## What the task asks
Retype nothing but the lines from the start of the material up to and including the line with "9.3, 9.9, 9.6];". Pictures don't belong in the copy.

[Start of Data lines]

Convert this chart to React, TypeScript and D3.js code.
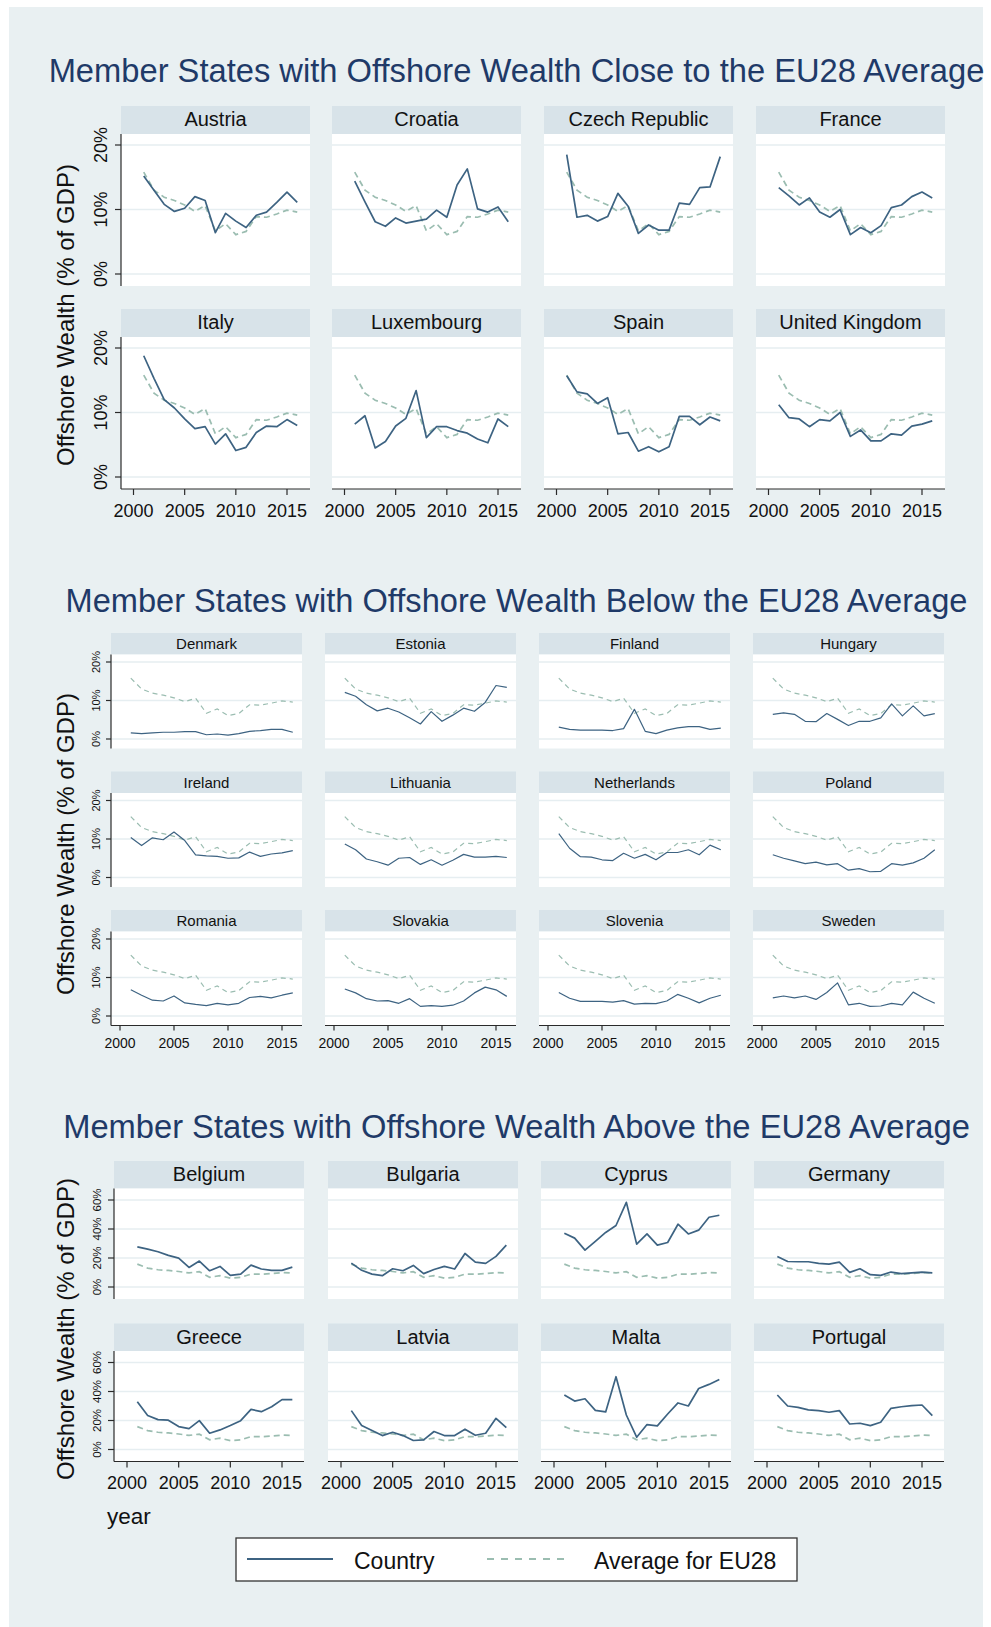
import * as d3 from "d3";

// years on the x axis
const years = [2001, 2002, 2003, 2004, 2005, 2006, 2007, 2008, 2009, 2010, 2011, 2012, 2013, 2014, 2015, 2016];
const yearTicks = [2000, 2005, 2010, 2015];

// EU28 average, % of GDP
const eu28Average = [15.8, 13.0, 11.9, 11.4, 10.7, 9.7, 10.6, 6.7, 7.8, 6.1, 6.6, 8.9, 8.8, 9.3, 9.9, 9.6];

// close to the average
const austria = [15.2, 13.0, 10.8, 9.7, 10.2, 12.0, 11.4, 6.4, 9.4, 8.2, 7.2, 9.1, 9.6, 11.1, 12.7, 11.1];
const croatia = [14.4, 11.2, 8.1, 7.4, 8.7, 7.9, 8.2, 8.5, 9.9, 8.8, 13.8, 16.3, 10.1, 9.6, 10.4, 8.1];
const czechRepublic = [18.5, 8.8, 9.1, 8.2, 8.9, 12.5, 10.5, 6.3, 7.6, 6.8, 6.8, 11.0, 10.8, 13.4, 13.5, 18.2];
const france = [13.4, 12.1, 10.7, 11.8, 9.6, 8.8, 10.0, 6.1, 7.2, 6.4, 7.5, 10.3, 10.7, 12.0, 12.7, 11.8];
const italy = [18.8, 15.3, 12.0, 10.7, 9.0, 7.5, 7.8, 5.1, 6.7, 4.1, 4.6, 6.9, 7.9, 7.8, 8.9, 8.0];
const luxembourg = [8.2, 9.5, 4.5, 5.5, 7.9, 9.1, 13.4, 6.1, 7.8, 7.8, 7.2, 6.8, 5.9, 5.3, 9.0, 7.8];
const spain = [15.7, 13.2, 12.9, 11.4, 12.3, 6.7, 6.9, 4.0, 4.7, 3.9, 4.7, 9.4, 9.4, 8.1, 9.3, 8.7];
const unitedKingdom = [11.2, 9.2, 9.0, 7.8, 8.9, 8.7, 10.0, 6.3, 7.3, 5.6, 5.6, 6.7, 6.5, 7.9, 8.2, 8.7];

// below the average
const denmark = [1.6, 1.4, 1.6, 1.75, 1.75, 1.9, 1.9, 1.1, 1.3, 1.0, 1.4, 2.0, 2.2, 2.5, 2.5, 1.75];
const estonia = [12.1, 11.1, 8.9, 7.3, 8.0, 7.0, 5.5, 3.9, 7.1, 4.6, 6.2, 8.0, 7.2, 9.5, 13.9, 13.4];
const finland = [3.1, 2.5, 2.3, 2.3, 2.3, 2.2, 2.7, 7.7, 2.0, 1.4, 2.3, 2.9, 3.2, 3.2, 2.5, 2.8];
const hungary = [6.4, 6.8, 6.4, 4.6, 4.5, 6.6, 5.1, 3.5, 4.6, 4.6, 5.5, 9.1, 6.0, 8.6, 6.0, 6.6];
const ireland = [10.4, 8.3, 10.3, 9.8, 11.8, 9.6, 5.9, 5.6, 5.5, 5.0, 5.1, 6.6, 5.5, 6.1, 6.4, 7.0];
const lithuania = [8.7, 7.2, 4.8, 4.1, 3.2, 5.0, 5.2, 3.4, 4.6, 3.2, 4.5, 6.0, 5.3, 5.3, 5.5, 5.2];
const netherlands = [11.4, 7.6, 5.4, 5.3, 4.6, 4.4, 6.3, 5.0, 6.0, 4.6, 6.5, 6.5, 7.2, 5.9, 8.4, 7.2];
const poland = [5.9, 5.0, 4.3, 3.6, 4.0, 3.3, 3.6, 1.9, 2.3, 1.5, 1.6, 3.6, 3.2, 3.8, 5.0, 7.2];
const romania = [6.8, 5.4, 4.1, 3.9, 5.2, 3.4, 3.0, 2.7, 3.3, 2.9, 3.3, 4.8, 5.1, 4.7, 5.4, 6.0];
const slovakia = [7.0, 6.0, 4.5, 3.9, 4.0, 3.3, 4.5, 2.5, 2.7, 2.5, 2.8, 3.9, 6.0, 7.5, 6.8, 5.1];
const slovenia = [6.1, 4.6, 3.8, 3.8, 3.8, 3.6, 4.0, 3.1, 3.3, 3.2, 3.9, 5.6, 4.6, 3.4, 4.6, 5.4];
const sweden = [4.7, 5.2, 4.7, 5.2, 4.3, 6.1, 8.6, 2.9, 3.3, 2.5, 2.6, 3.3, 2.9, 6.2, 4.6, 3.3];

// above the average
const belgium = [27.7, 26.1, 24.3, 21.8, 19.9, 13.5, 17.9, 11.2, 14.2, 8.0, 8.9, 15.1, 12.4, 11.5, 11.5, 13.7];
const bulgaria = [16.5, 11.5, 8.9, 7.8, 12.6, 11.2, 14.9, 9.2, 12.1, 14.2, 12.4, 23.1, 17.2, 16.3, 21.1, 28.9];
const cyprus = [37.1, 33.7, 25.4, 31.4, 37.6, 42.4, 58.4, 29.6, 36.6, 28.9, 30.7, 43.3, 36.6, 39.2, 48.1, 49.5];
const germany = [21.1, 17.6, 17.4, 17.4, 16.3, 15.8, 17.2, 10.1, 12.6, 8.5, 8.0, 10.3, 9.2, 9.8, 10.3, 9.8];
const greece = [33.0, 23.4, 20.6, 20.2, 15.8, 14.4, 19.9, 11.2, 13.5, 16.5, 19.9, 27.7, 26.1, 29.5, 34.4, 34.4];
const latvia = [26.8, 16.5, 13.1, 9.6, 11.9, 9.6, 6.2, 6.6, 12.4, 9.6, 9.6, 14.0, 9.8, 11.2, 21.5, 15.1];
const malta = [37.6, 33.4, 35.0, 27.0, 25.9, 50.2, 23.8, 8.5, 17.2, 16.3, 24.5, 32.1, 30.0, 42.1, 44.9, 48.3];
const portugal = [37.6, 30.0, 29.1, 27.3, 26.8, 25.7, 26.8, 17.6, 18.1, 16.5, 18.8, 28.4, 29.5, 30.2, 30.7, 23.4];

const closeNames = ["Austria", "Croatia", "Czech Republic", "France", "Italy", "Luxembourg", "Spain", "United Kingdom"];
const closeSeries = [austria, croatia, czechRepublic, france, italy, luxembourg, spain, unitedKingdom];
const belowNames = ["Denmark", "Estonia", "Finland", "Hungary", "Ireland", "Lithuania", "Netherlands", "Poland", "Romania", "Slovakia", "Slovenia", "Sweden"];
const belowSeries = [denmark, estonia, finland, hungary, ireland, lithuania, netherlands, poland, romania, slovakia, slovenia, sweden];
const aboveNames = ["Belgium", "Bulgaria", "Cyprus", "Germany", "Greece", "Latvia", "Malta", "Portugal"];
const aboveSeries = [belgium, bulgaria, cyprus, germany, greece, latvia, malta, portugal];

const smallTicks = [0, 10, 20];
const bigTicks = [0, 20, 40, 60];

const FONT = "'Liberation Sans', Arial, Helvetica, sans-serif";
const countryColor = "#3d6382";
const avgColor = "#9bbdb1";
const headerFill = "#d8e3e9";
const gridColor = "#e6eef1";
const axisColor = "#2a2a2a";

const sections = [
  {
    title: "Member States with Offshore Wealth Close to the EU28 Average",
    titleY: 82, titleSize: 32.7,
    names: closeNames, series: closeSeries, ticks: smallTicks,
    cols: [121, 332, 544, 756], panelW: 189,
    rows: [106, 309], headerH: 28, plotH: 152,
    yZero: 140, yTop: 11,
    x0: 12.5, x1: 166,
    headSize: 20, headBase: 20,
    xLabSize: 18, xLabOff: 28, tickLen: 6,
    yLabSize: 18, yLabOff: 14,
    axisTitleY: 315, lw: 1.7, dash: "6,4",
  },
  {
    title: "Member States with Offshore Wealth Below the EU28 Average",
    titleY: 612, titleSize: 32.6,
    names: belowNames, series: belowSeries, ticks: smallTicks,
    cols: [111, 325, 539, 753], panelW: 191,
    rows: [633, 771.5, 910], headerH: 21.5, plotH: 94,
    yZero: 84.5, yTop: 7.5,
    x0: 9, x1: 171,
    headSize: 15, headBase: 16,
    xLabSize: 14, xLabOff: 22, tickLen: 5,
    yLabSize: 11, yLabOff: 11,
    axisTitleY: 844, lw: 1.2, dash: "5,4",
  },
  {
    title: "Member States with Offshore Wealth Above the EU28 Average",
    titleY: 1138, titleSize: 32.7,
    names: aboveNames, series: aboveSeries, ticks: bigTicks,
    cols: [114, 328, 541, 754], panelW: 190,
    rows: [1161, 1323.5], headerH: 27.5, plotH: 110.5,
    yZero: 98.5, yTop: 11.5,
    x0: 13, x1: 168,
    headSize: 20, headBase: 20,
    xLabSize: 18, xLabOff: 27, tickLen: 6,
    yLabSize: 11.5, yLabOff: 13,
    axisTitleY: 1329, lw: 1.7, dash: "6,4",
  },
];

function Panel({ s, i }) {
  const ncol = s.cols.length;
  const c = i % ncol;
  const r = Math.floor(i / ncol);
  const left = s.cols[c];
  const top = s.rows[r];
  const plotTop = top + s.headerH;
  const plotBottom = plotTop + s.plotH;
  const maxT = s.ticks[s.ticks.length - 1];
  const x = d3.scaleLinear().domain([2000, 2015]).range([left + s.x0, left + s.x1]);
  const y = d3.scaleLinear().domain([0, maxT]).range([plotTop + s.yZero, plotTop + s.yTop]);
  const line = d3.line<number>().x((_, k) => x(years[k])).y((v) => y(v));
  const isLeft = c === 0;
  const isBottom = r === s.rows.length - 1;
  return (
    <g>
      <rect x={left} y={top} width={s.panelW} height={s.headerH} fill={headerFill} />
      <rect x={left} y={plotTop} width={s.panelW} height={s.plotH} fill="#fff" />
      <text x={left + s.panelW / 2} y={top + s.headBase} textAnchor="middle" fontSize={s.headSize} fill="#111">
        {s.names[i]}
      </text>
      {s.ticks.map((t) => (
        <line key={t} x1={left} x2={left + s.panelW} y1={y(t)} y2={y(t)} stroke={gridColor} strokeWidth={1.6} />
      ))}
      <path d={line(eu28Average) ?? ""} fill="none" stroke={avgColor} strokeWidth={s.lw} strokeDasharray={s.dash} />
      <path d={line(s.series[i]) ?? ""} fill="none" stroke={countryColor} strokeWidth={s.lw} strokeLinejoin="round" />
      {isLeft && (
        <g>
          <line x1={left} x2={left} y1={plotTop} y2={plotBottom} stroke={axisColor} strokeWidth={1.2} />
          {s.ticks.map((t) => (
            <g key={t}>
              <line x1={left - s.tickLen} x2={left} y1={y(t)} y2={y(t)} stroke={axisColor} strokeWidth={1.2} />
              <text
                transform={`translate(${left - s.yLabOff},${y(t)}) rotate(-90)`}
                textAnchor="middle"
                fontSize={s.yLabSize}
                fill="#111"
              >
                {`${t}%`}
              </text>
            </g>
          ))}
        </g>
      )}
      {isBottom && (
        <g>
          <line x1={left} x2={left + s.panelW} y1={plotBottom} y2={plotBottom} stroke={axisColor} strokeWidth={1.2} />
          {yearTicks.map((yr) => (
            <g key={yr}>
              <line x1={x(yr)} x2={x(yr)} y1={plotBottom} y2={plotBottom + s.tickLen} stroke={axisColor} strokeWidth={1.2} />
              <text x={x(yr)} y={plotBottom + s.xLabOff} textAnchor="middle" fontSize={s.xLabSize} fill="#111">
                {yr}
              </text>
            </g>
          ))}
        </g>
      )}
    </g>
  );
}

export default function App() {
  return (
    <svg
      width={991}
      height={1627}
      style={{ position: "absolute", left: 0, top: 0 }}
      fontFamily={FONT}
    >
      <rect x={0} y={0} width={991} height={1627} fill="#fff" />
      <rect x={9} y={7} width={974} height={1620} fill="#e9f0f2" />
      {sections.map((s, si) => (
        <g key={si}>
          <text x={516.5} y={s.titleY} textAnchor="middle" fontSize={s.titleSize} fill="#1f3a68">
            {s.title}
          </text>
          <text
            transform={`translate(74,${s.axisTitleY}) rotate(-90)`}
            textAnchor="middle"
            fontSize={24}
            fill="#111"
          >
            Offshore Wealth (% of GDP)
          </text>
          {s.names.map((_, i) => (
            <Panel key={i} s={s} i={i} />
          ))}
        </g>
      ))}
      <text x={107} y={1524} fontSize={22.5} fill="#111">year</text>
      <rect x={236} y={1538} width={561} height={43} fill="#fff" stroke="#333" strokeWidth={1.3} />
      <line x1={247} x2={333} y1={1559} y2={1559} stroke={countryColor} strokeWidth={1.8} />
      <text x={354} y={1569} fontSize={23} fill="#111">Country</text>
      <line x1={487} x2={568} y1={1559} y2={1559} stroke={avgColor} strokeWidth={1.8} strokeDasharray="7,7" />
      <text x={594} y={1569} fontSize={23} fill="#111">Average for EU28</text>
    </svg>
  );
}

[End of Data lines]

## Exercise answer
Convert this chart to React, TypeScript and D3.js code.
import * as d3 from "d3";

// years on the x axis
const years = [2001, 2002, 2003, 2004, 2005, 2006, 2007, 2008, 2009, 2010, 2011, 2012, 2013, 2014, 2015, 2016];
const yearTicks = [2000, 2005, 2010, 2015];

// EU28 average, % of GDP
const eu28Average = [15.8, 13.0, 11.9, 11.4, 10.7, 9.7, 10.6, 6.7, 7.8, 6.1, 6.6, 8.9, 8.8, 9.3, 9.9, 9.6];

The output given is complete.